Comparisons · Updated June 9, 2026
Bill of Sale vs Receipt — What's the Difference?
A receipt proves payment; a bill of sale proves the whole transaction. Here's when a simple receipt is fine and when you need a full bill of sale.
A receipt and a bill of sale can look similar — both involve a sale and a dollar amount — but they prove very different things. Knowing the difference tells you when a quick receipt is fine and when you need the stronger document.
What a receipt proves
A receipt is a confirmation of payment. It typically shows the amount paid, the date, and maybe the item and the seller. Its job is narrow: it’s evidence that money changed hands. A store receipt, a handwritten “paid $200, thanks,” or a payment-app confirmation are all receipts.
What a receipt usually doesn’t do:
- Identify the buyer by full legal name.
- Describe the item with identifiers like a VIN or serial number.
- State the condition or any “as-is” terms.
- Carry both parties’ signatures.
What a bill of sale proves
A bill of sale documents the entire transaction:
- The buyer and seller (full legal names and addresses).
- A detailed description of the item, including identifiers.
- The price and payment method.
- The date and any terms (as-is, warranties).
- Signatures from both parties.
Because it’s signed by both people and records so much more, a bill of sale can serve as proof of ownership for untitled property and as supporting evidence for a vehicle registration. A receipt rarely can.
Side-by-side
| Receipt | Bill of Sale | |
|---|---|---|
| Proves payment | Yes | Yes |
| Identifies both parties | Not always | Yes |
| Describes the item in detail | Rarely | Yes |
| Records condition / “as-is” | No | Yes |
| Signed by both parties | Usually not | Yes |
| Works as proof of ownership | Rarely | Often |
When a receipt is enough
For small, everyday purchases — a used bookshelf for $40, a phone case, a yard-sale lamp — a receipt (or no document at all) is perfectly fine. There’s no title, no tax filing, and little risk of a dispute.
When you need a bill of sale
Use a bill of sale whenever:
- The item is titled (vehicle, boat, trailer) or regulated (firearm).
- The item is valuable and you’d want proof of ownership.
- You need to document the price for tax or the date responsibility transferred.
- You want an “as-is” clause to limit the seller’s liability.
In short: a receipt says “you paid.” A bill of sale says “here’s exactly what was sold, by whom, to whom, for how much, in what condition, and we both signed it.” For anything that matters, that’s the document you want.

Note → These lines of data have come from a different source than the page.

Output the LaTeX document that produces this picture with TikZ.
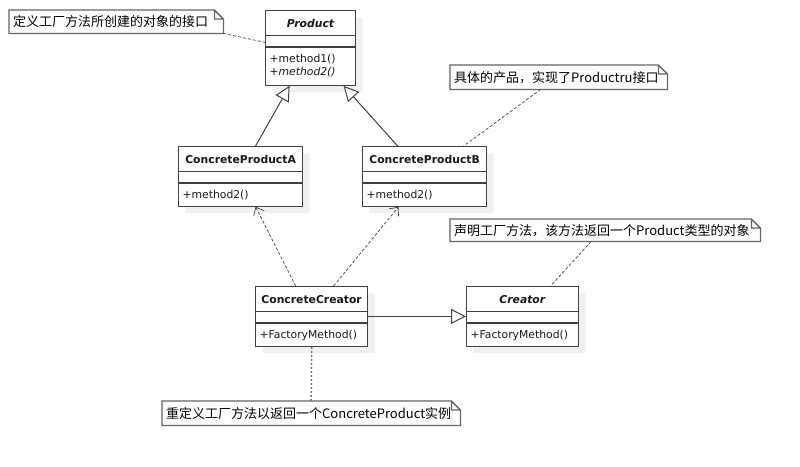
\documentclass[tikz,border=0pt]{standalone}
\usepackage{fontspec}
\setmainfont{DejaVu Sans}
\newfontfamily\cjk{Noto Sans CJK SC}
\usepackage{tikz}
\usetikzlibrary{shapes.multipart,arrows.meta,positioning,shadows}
\usepackage{xcolor}
\definecolor{umlline}{RGB}{64,64,64}
\definecolor{notegray}{RGB}{100,100,100}
\definecolor{shade}{RGB}{240,240,240}

\newcommand\cname[1]{\rule[-7.5pt]{0pt}{24pt}\textbf{#1}}
\newcommand\cgap{\rule{0pt}{10pt}}
\newcommand\cop[1]{\rule[-7pt]{0pt}{22pt}#1}
\newcommand\cops[2]{\rule[-22pt]{0pt}{37pt}\begin{tabular}[t]{@{}l@{}}#1\\#2\end{tabular}}

\begin{document}
\begin{tikzpicture}[x=1pt, y=-1pt,
  cls/.style={rectangle split, rectangle split parts=3,
              rectangle split part align={center,left,left},
              draw=umlline, line width=1.2pt, fill=white, anchor=north west,
              inner xsep=4pt, inner ysep=0pt, text=black!90,
              font=\fontsize{10.8}{13}\selectfont,
              drop shadow={shadow xshift=7pt, shadow yshift=-7pt, fill=shade, opacity=1}},
  note/.style={anchor=north west, inner xsep=4pt, inner ysep=0pt, align=left,
               font=\cjk\fontsize{13}{15}\selectfont},
  notebox/.style={draw=notegray, line width=1.3pt},
  link/.style={draw=umlline, line width=0.7pt, dash pattern=on 3pt off 2pt},
  fatlink/.style={draw=black!55, line width=1.5pt, dash pattern=on 2pt off 2pt},
  inh/.style={draw=umlline, line width=1pt, -{Triangle[open, length=15pt, width=15pt, fill=white]}},
  dep/.style={draw=umlline, line width=0.7pt, dash pattern=on 3pt off 2pt,
              -{Straight Barb[length=7pt, width=12pt]}}
]
  \useasboundingbox (0,0) rectangle (800,466);

  % Classes
  \node[cls, minimum width=90pt]  (product)  at (265,10)
    {\cname{\textit{Product}}\nodepart{two}\cgap\nodepart{three}\cops{+method1()}{+\textit{method2()}}};
  \node[cls, minimum width=124pt] (cpa)      at (178,146)
    {\cname{ConcreteProductA}\nodepart{two}\cgap\nodepart{three}\cop{+method2()}};
  \node[cls, minimum width=124pt] (cpb)      at (362,146)
    {\cname{ConcreteProductB}\nodepart{two}\cgap\nodepart{three}\cop{+method2()}};
  \node[cls, minimum width=112pt] (ccreator) at (255,286)
    {\cname{ConcreteCreator}\nodepart{two}\cgap\nodepart{three}\cop{+FactoryMethod()}};
  \node[cls, minimum width=112pt] (creator)  at (466,286)
    {\cname{\textit{Creator}}\nodepart{two}\cgap\nodepart{three}\cop{+FactoryMethod()}};

  % Notes
  \node[note, text width=206pt, minimum height=23pt] (note1) at (9,10)    {定义工厂方法所创建的对象的接口};
  \node[note, text width=209pt, minimum height=24pt] (note2) at (450,65)  {具体的产品，实现了Productru接口};
  \node[note, text width=302pt, minimum height=22pt] (note3) at (450,219) {声明工厂方法，该方法返回一个Product类型的对象};
  \node[note, text width=290pt, minimum height=24pt] (note4) at (162,401) {重定义工厂方法以返回一个ConcreteProduct实例};

  \foreach \n in {note1,note2,note3,note4}
    \draw[notebox] (\n.south west) -- (\n.north west) -- ([xshift=-9pt]\n.north east)
      -- ([yshift=-9pt]\n.north east) -- (\n.south east) -- cycle
      ([xshift=-9pt]\n.north east) |- ([yshift=-9pt]\n.north east);

  % Generalisation
  \draw[inh] ([xshift=15pt]cpa.north) -- ([xshift=-21pt]product.south);
  \draw[inh] ([xshift=-27pt]cpb.north) -- ([xshift=33pt]product.south);
  \draw[inh] (ccreator.east) -- (creator.west);

  % Dependencies
  \draw[dep] ([xshift=-16pt]ccreator.north) -- ([xshift=15pt]cpa.south);
  \draw[dep] ([xshift=22pt]ccreator.north) -- ([xshift=-26pt]cpb.south);

  % Note links
  \draw[link] (note1.south east) -- ([yshift=5.5pt]product.west);
  \draw[link] ([xshift=-18pt]note2.south) -- ([xshift=39pt]cpb.north);
  \draw[link] ([xshift=-14pt]note3.south) -- ([xshift=28pt]creator.north);
  \draw[fatlink] (ccreator.south) -- (note4.north);
\end{tikzpicture}
\end{document}
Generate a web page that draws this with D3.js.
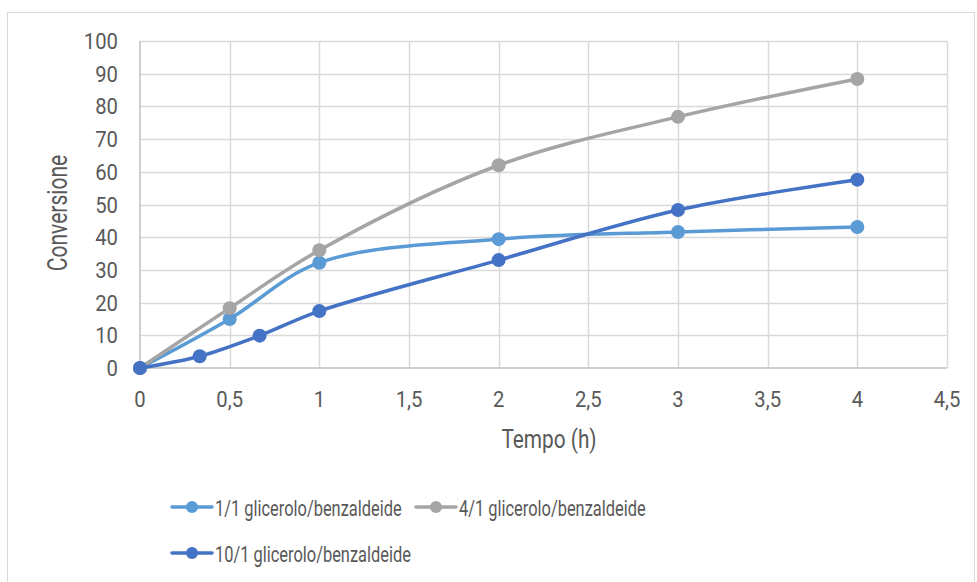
<!DOCTYPE html>
<html>
<head>
<meta charset="utf-8">
<script src="https://cdn.jsdelivr.net/npm/d3@7"></script>
<style>
  body { margin: 0; background: #fff; }
  svg text { font-family: "Roboto", sans-serif; fill: #595959; }
</style>
</head>
<body>
<svg id="chart" width="977" height="582"></svg>
<script>
// Series data
const xTicks = [0, 0.5, 1, 1.5, 2, 2.5, 3, 3.5, 4, 4.5];
const yTicks = [0, 10, 20, 30, 40, 50, 60, 70, 80, 90, 100];

const t1 = [0, 0.5, 1, 2, 3, 4];
const v1 = [0, 15, 32.2, 39.4, 41.6, 43.1];

const t4 = [0, 0.5, 1, 2, 3, 4];
const v4 = [0, 18.3, 36, 62, 76.8, 88.4];

const t10 = [0, 0.333, 0.667, 1, 2, 3, 4];
const v10 = [0, 3.6, 9.9, 17.4, 33, 48.3, 57.6];

const seriesNames = ['1/1 glicerolo/benzaldeide', '4/1 glicerolo/benzaldeide', '10/1 glicerolo/benzaldeide'];
const seriesColors = ['#5b9bd5', '#a5a5a5', '#4472c4'];

const svg = d3.select('#chart');

// narrow text: the original uses a condensed face, squeeze Roboto horizontally
function label(parent, tx, ty, txt, size, sx, anchor, rot) {
  return parent.append('text')
    .attr('transform', `translate(${tx},${ty})` + (rot ? ` rotate(${rot})` : '') + ` scale(${sx},1)`)
    .attr('text-anchor', anchor || 'start')
    .attr('font-size', size)
    .text(txt);
}

// outer chart frame
svg.append('rect')
  .attr('x', 7.5).attr('y', 12.5)
  .attr('width', 967).attr('height', 580)
  .attr('fill', 'none').attr('stroke', '#d9d9d9');

const x = d3.scaleLinear().domain([0, 4.5]).range([140, 947]);
const y = d3.scaleLinear().domain([0, 100]).range([368, 41]);

// gridlines
svg.append('g')
  .selectAll('line')
  .data(yTicks.slice(1))
  .join('line')
  .attr('x1', x(0)).attr('x2', x(4.5))
  .attr('y1', d => Math.round(y(d)) + 0.5).attr('y2', d => Math.round(y(d)) + 0.5)
  .attr('stroke', '#d9d9d9').attr('stroke-width', 1.5);

svg.append('g')
  .selectAll('line')
  .data(xTicks.slice(1))
  .join('line')
  .attr('x1', d => Math.round(x(d)) + 0.5).attr('x2', d => Math.round(x(d)) + 0.5)
  .attr('y1', y(0)).attr('y2', y(100))
  .attr('stroke', '#d9d9d9').attr('stroke-width', 1.5);

// axes lines
svg.append('line')
  .attr('x1', x(0)).attr('x2', x(0)).attr('y1', y(0)).attr('y2', y(100))
  .attr('stroke', '#bfbfbf').attr('stroke-width', 1.5);
svg.append('line')
  .attr('x1', x(0)).attr('x2', x(4.5)).attr('y1', y(0)).attr('y2', y(0))
  .attr('stroke', '#bfbfbf').attr('stroke-width', 1.5);

// tick labels
const fmt = d => String(d).replace('.', ',');
const yLab = svg.append('g');
yTicks.forEach(d => label(yLab, 118, y(d) + 8, d, 22.5, 0.9, 'end'));
const xLab = svg.append('g');
xTicks.forEach(d => label(xLab, x(d), 407, fmt(d), 22.5, 0.9, 'middle'));

// axis titles
label(svg, 549, 448, 'Tempo (h)', 26, 0.8, 'middle');
label(svg, 67, 213, 'Conversione', 27, 0.78, 'middle', -90);

// series
const series = [
  { name: seriesNames[0], color: seriesColors[0], pts: t1.map((t, i) => [t, v1[i]]) },
  { name: seriesNames[1], color: seriesColors[1], pts: t4.map((t, i) => [t, v4[i]]) },
  { name: seriesNames[2], color: seriesColors[2], pts: t10.map((t, i) => [t, v10[i]]) }
];

const line = d3.line()
  .x(d => x(d[0])).y(d => y(d[1]))
  .curve(d3.curveCatmullRom.alpha(0.5));

const g = svg.append('g');
series.forEach(s => {
  g.append('path')
    .attr('d', line(s.pts))
    .attr('fill', 'none')
    .attr('stroke', s.color)
    .attr('stroke-width', 3.5)
    .attr('stroke-linecap', 'round');
  g.selectAll(null)
    .data(s.pts)
    .join('circle')
    .attr('cx', d => x(d[0])).attr('cy', d => y(d[1]))
    .attr('r', 7)
    .attr('fill', s.color);
});

// legend
const legendPos = [[172, 507], [416, 507], [172, 553]];
series.forEach((s, i) => {
  const [lx, ly] = legendPos[i];
  const lg = svg.append('g');
  lg.append('line')
    .attr('x1', lx).attr('x2', lx + 40).attr('y1', ly).attr('y2', ly)
    .attr('stroke', s.color).attr('stroke-width', 3.5).attr('stroke-linecap', 'round');
  lg.append('circle').attr('cx', lx + 20).attr('cy', ly).attr('r', 6).attr('fill', s.color);
  label(lg, lx + 43, ly + 9, s.name, 22.5, 0.73);
});
</script>
</body>
</html>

Create one free — and far more complete than a receipt — with our bill of sale generator, or see what a finished one looks like in the examples library.
Frequently asked questions
Is a bill of sale the same as a receipt?
No. A receipt simply confirms that payment was made. A bill of sale is a more complete document that identifies the buyer and seller, describes the item, states the price and date, records the condition and terms, and is signed by both parties — making it far stronger proof of the transaction and of ownership.
Can a receipt be used as a bill of sale?
A detailed, signed receipt can sometimes function like a bill of sale if it includes the parties, item description, price, date, and signatures. But a plain receipt that only shows an amount paid usually isn't enough for registering a vehicle or proving ownership.
Which is better, a bill of sale or a receipt?
For any significant or titled item, a bill of sale is better because it documents far more than payment and is signed by both parties. A receipt is fine for small, everyday purchases where proof of ownership isn't a concern.